§ Supplied information:
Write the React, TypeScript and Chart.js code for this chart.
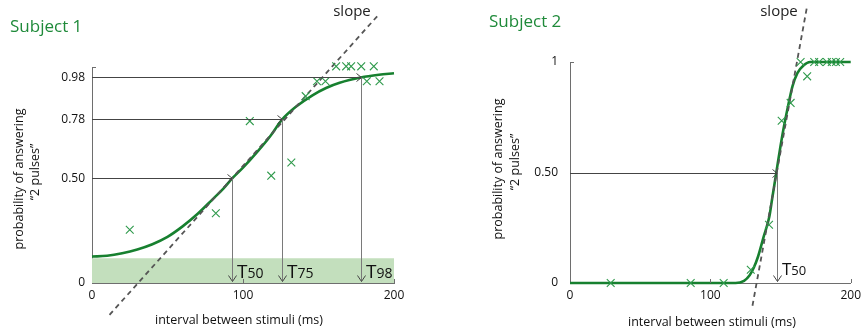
import React, { useEffect, useRef } from "react";
import { Chart, registerables } from "chart.js";
Chart.register(...registerables);

// ---------- Subject 1 data ----------
const s1CurveX = [0, 10, 20, 30, 40, 50, 60, 70, 80, 87, 93, 100, 110, 118, 126, 135, 146, 155, 164, 178, 190, 200];
const s1CurveY = [0.126, 0.13, 0.142, 0.16, 0.185, 0.22, 0.27, 0.33, 0.4, 0.45, 0.5, 0.55, 0.63, 0.7, 0.78, 0.84, 0.895, 0.93, 0.955, 0.98, 0.993, 1.0];
const s1PointsX = [25, 82, 104.5, 118.7, 132, 141.5, 149, 154.6, 161.7, 168.3, 171.6, 178.3, 186.6, 182, 190.4];
const s1PointsY = [0.254, 0.333, 0.772, 0.512, 0.575, 0.891, 0.962, 0.962, 1.033, 1.033, 1.033, 1.033, 1.033, 0.962, 0.962];
const s1SlopeX = [11.6, 189];
const s1SlopeY = [-0.152, 1.273];
const s1BandTop = 0.118;
const s1ThreshX = [93, 126, 178];
const s1ThreshY = [0.5, 0.78, 0.98];
const s1ThreshLabels = ["50", "75", "98"];
const s1YTicks = [0, 0.5, 0.78, 0.98];
const s1YTickLabels = ["0", "0.50", "0.78", "0.98"];

// ---------- Subject 2 data ----------
const s2CurveX = [0, 118, 124, 128, 131, 134, 138, 142, 144, 147, 150, 152.5, 156, 158.5, 162, 166.5, 171, 200];
const s2CurveY = [0, 0, 0.01, 0.035, 0.07, 0.12, 0.21, 0.3, 0.38, 0.5, 0.62, 0.71, 0.82, 0.89, 0.95, 0.985, 1.0, 1.0];
const s2PointsX = [29, 86, 109.5, 128.8, 141.8, 150.8, 157.2, 164.3, 169, 174, 177.5, 183, 186.5, 189.5, 192.5];
const s2PointsY = [0, 0, 0, 0.06, 0.264, 0.734, 0.815, 1.0, 0.935, 1, 1, 1, 1, 1, 1];
const s2SlopeX = [130, 169];
const s2SlopeY = [-0.103, 1.255];
const s2ThreshX = [147.5];
const s2ThreshY = [0.5];
const s2ThreshLabels = ["50"];
const s2YTicks = [0, 0.5, 1];
const s2YTickLabels = ["0", "0.50", "1"];

const xTicks = [0, 100, 200];
const xTickLabels = ["0", "100", "200"];

const FONT = "'Open Sans', 'DejaVu Sans', sans-serif";
const GREEN_LINE = "#17802f";
const GREEN_PT = "#2f9a4c";
const GREEN_TITLE = "#1f8a3a";
const BAND = "#c3dfbd";
const AXIS = "#6e6e6e";

type Txt = { text: string; x: number; y: number; size: number; color: string; align?: CanvasTextAlign; rot?: boolean };

type PanelCfg = {
  offsetX: number;
  padTop: number;
  padRight: number;
  yWidth: number;
  yMax: number;
  yPad: number;
  curveX: number[];
  curveY: number[];
  ptsX: number[];
  ptsY: number[];
  slopeX: number[];
  slopeY: number[];
  band: number | null;
  thX: number[];
  thY: number[];
  thLabels: string[];
  tSize: number;
  dSize: number;
  tBaseOffset: number;
  yTicks: number[];
  yTickLabels: string[];
  texts: Txt[];
};

function zip(xs: number[], ys: number[]) {
  return xs.map((x, i) => ({ x, y: ys[i] }));
}

function Panel({ cfg }: { cfg: PanelCfg }) {
  const ref = useRef<HTMLCanvasElement | null>(null);
  useEffect(() => {
    if (!ref.current) return;
    const annot = {
      id: "annot",
      afterDatasetsDraw(chart: any) {
        const ctx = chart.ctx as CanvasRenderingContext2D;
        const xs = chart.scales.x;
        const ys = chart.scales.y;
        const y0 = ys.getPixelForValue(0);
        ctx.save();
        ctx.lineWidth = 1;
        cfg.thX.forEach((tx, i) => {
          const px = Math.round(xs.getPixelForValue(tx)) + 0.5;
          const py = Math.round(ys.getPixelForValue(cfg.thY[i])) + 0.5;
          const ax = xs.getPixelForValue(0);
          // horizontal arrow
          ctx.strokeStyle = "#444";
          ctx.beginPath();
          ctx.moveTo(ax, py);
          ctx.lineTo(px, py);
          ctx.stroke();
          ctx.beginPath();
          ctx.moveTo(px - 5, py - 4);
          ctx.lineTo(px, py);
          ctx.lineTo(px - 5, py + 4);
          ctx.stroke();
          // vertical arrow
          ctx.strokeStyle = "#7a7a7a";
          const by = y0 - 1.5;
          ctx.beginPath();
          ctx.moveTo(px, py);
          ctx.lineTo(px, by);
          ctx.stroke();
          ctx.strokeStyle = "#444";
          ctx.beginPath();
          ctx.moveTo(px - 4, by - 6);
          ctx.lineTo(px, by);
          ctx.lineTo(px + 4, by - 6);
          ctx.stroke();
          // T label
          ctx.fillStyle = "#111";
          ctx.textAlign = "left";
          ctx.textBaseline = "alphabetic";
          const base = y0 - cfg.tBaseOffset;
          ctx.font = `${cfg.tSize}px ${FONT}`;
          const tx0 = px + 4.5;
          ctx.fillText("T", tx0, base);
          const tw = ctx.measureText("T").width;
          ctx.font = `${cfg.dSize}px ${FONT}`;
          ctx.fillText(cfg.thLabels[i], tx0 + tw, base);
        });
        // inner ticks
        ctx.strokeStyle = AXIS;
        [100, 200].forEach((v) => {
          const px = Math.round(xs.getPixelForValue(v)) + 0.5;
          ctx.beginPath();
          ctx.moveTo(px, y0);
          ctx.lineTo(px, y0 - 4);
          ctx.stroke();
        });
        const topY = Math.round(ys.getPixelForValue(cfg.yMax)) + 0.5;
        const lx = xs.getPixelForValue(0);
        ctx.beginPath();
        ctx.moveTo(lx, topY);
        ctx.lineTo(lx + 4, topY);
        ctx.stroke();
        ctx.restore();
      },
      afterDraw(chart: any) {
        const ctx = chart.ctx as CanvasRenderingContext2D;
        ctx.save();
        cfg.texts.forEach((t) => {
          ctx.font = `${t.size}px ${FONT}`;
          ctx.fillStyle = t.color;
          ctx.textAlign = t.align || "center";
          ctx.textBaseline = "middle";
          const x = t.x - cfg.offsetX;
          if (t.rot) {
            ctx.save();
            ctx.translate(x, t.y);
            ctx.rotate(-Math.PI / 2);
            ctx.fillText(t.text, 0, 0);
            ctx.restore();
          } else {
            ctx.fillText(t.text, x, t.y);
          }
        });
        ctx.restore();
      },
    };

    const datasets: any[] = [
      {
        label: "points",
        data: zip(cfg.ptsX, cfg.ptsY),
        showLine: false,
        pointStyle: "crossRot",
        pointRadius: 5.5,
        pointBorderColor: GREEN_PT,
        pointBorderWidth: 1.1,
        borderColor: GREEN_PT,
        clip: false,
      },
      {
        label: "slope",
        data: zip(cfg.slopeX, cfg.slopeY),
        borderColor: "#555",
        borderWidth: 1.8,
        borderDash: [5, 4],
        pointRadius: 0,
        clip: false,
      },
      {
        label: "curve",
        data: zip(cfg.curveX, cfg.curveY),
        borderColor: GREEN_LINE,
        borderWidth: 2.6,
        pointRadius: 0,
        cubicInterpolationMode: "monotone",
        clip: false,
      },
    ];
    if (cfg.band !== null) {
      datasets.push({
        label: "band",
        data: [
          { x: 0, y: cfg.band },
          { x: 200, y: cfg.band },
        ],
        borderWidth: 0,
        borderColor: BAND,
        backgroundColor: BAND,
        fill: "origin",
        pointRadius: 0,
      });
    }

    const chart = new Chart(ref.current, {
      type: "line",
      data: { datasets },
      plugins: [annot],
      options: {
        responsive: false,
        animation: false,
        devicePixelRatio: 1,
        layout: { padding: { top: cfg.padTop, right: cfg.padRight, left: 0, bottom: 0 } },
        plugins: { legend: { display: false }, tooltip: { enabled: false } },
        scales: {
          x: {
            type: "linear",
            min: 0,
            max: 200,
            afterBuildTicks: (s: any) => {
              s.ticks = xTicks.map((v) => ({ value: v }));
            },
            afterFit: (s: any) => {
              s.height = 49;
            },
            ticks: {
              padding: 5,
              color: "#111",
              font: { family: FONT, size: 12 },
              maxRotation: 0,
              autoSkip: false,
              callback: (v: any) => xTickLabels[xTicks.indexOf(v)] ?? "",
            },
            grid: { display: false, drawTicks: false },
            border: { display: true, color: AXIS, width: 1 },
          },
          y: {
            type: "linear",
            min: 0,
            max: cfg.yMax,
            afterBuildTicks: (s: any) => {
              s.ticks = cfg.yTicks.map((v) => ({ value: v }));
            },
            afterFit: (s: any) => {
              s.width = cfg.yWidth;
            },
            ticks: {
              padding: cfg.yPad,
              color: "#111",
              font: { family: FONT, size: 12 },
              autoSkip: false,
              callback: (v: any) => cfg.yTickLabels[cfg.yTicks.indexOf(v)] ?? "",
            },
            grid: { display: false, drawTicks: false },
            border: { display: true, color: AXIS, width: 1 },
          },
        },
      } as any,
    });
    return () => chart.destroy();
  }, [cfg]);
  return <canvas ref={ref} width={433} height={332} style={{ display: "block", width: 433, height: 332 }} />;
}

const leftCfg: PanelCfg = {
  offsetX: 0,
  padTop: 67,
  padRight: 39,
  yWidth: 92,
  yMax: 1.03,
  yPad: 7,
  curveX: s1CurveX,
  curveY: s1CurveY,
  ptsX: s1PointsX,
  ptsY: s1PointsY,
  slopeX: s1SlopeX,
  slopeY: s1SlopeY,
  band: s1BandTop,
  thX: s1ThreshX,
  thY: s1ThreshY,
  thLabels: s1ThreshLabels,
  tSize: 19,
  dSize: 14,
  tBaseOffset: 5,
  yTicks: s1YTicks,
  yTickLabels: s1YTickLabels,
  texts: [
    { text: "Subject 1", x: 10, y: 27, size: 17, color: GREEN_TITLE, align: "left" },
    { text: "slope", x: 352, y: 12, size: 15, color: "#222" },
    { text: "interval between stimuli (ms)", x: 239, y: 320, size: 12.5, color: "#111" },
    { text: "probability of answering", x: 19, y: 179, size: 12.5, color: "#111", rot: true },
    { text: "\u201C2 pulses\u201D", x: 35, y: 172, size: 12.5, color: "#111", rot: true },
  ],
};

const rightCfg: PanelCfg = {
  offsetX: 433,
  padTop: 62,
  padRight: 14,
  yWidth: 137,
  yMax: 1.0,
  yPad: 12,
  curveX: s2CurveX,
  curveY: s2CurveY,
  ptsX: s2PointsX,
  ptsY: s2PointsY,
  slopeX: s2SlopeX,
  slopeY: s2SlopeY,
  band: null,
  thX: s2ThreshX,
  thY: s2ThreshY,
  thLabels: s2ThreshLabels,
  tSize: 17,
  dSize: 13,
  tBaseOffset: 8,
  yTicks: s2YTicks,
  yTickLabels: s2YTickLabels,
  texts: [
    { text: "Subject 2", x: 489, y: 22, size: 17, color: GREEN_TITLE, align: "left" },
    { text: "slope", x: 779, y: 12, size: 15, color: "#222" },
    { text: "interval between stimuli (ms)", x: 712, y: 322, size: 12.5, color: "#111" },
    { text: "probability of answering", x: 498, y: 169, size: 12.5, color: "#111", rot: true },
    { text: "\u201C2 pulses\u201D", x: 515, y: 162, size: 12.5, color: "#111", rot: true },
  ],
};

export default function App() {
  return (
    <div style={{ position: "absolute", left: 0, top: 0, width: 866, height: 332, display: "flex", background: "#fff" }}>
      <Panel cfg={leftCfg} />
      <Panel cfg={rightCfg} />
    </div>
  );
}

§ What to work on: Every line of the listing that holds "React" should be found and copied.

§ Result of the task:
Write the React, TypeScript and Chart.js code for this chart.
import React, { useEffect, useRef } from "react";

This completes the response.